Movie Reviews By Bil Antoniou
Bil’s rating (out of 5): BBB.5. Belgium/Canada/France, 2012. Frakas Productions, Boréal Films, Balthazar Productions, Centre du Cinéma et de l’Audiovisuel et des Télédistributeurs Wallons, VOO, Wallimage, Belgacom, Pôle Image de Liège, Tax Shelter ING Invest de Tax Shelter Productions, Cineart, Centre National du Cinema et de L’Image Animee, Cinéfinance Tax Shelter, Crédit d’Impôt pour la Production Cinématographique ou Magnétoscopique Canadienne, Societe de Developpement des Entreprises Culturelles, Super Écran, Telefilm Canada. Screenplay by David Lambert. Cinematography by Matthieu Poirot-Delpech. Produced by Jerome Dopffer, Daniel Morin, Jean-Yves Roubin. Music by Flonja Kodheli. Production Design by Sebastien Autphenne. Costume Design by Sabine Zappitelli. Film Editing by Helene Girard.
A chance encounter between sexy bartender Ilir and confused young Paolo results in the latter passing out drunk in the former’s bed after a very long party. Paolo later goes home to his frustrated girlfriend and, likely because she’s always in a bad mood, comes to terms with his sexuality and returns to Ilir to begin a passionate love affair.
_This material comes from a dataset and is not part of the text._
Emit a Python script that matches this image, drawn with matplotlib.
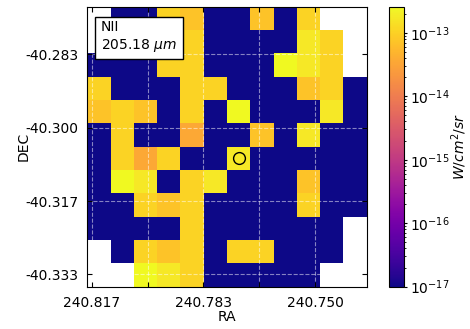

The younger, more naïve member of the couple is clinging to the more established partner for more than just momentary sexual trysts, while Ilir is far more touched by the youthful innocence of this sexy young man with the puppy dog eyes and the tight little body than he is willing to let on. When Ilir crosses the border and gets caught with drugs in his possession, what started out a straightforward relationship is thrown by circumstance into a battle of wills, between the two men as well as between themselves and their ideals. Despite a high level of shrill melodrama that keeps it from having the kind of resonance of a better movie like Weekend, this is a thoroughly satisfying affair due to very appealing characters and genuinely sexy chemistry that makes you forget the surprising lack of graphic imagery (surprising for a French movie in the era of Stranger By The Lake and Our Paradise, that is). These boys know how to have a good time together, but there is as much deeply felt intimacy in scenes where Matila Malliarakis‘s Paolo falls apart when visiting Ilir in jail, or even the loosely sexy fun of arm wrestling. The only false note the film strikes is Paolo’s girlfriend, casting the excellent Melissa Desormeaux-Poulin as a one-dimensional shrew who is unfairly judged by the director as someone foolish enough to think that her obviously gay boyfriend will make her happy if she just nags him constantly; it’s an unintelligent characterization of the one opportunity to have a female protagonist, and as such should have been left out if a better one could not have been created.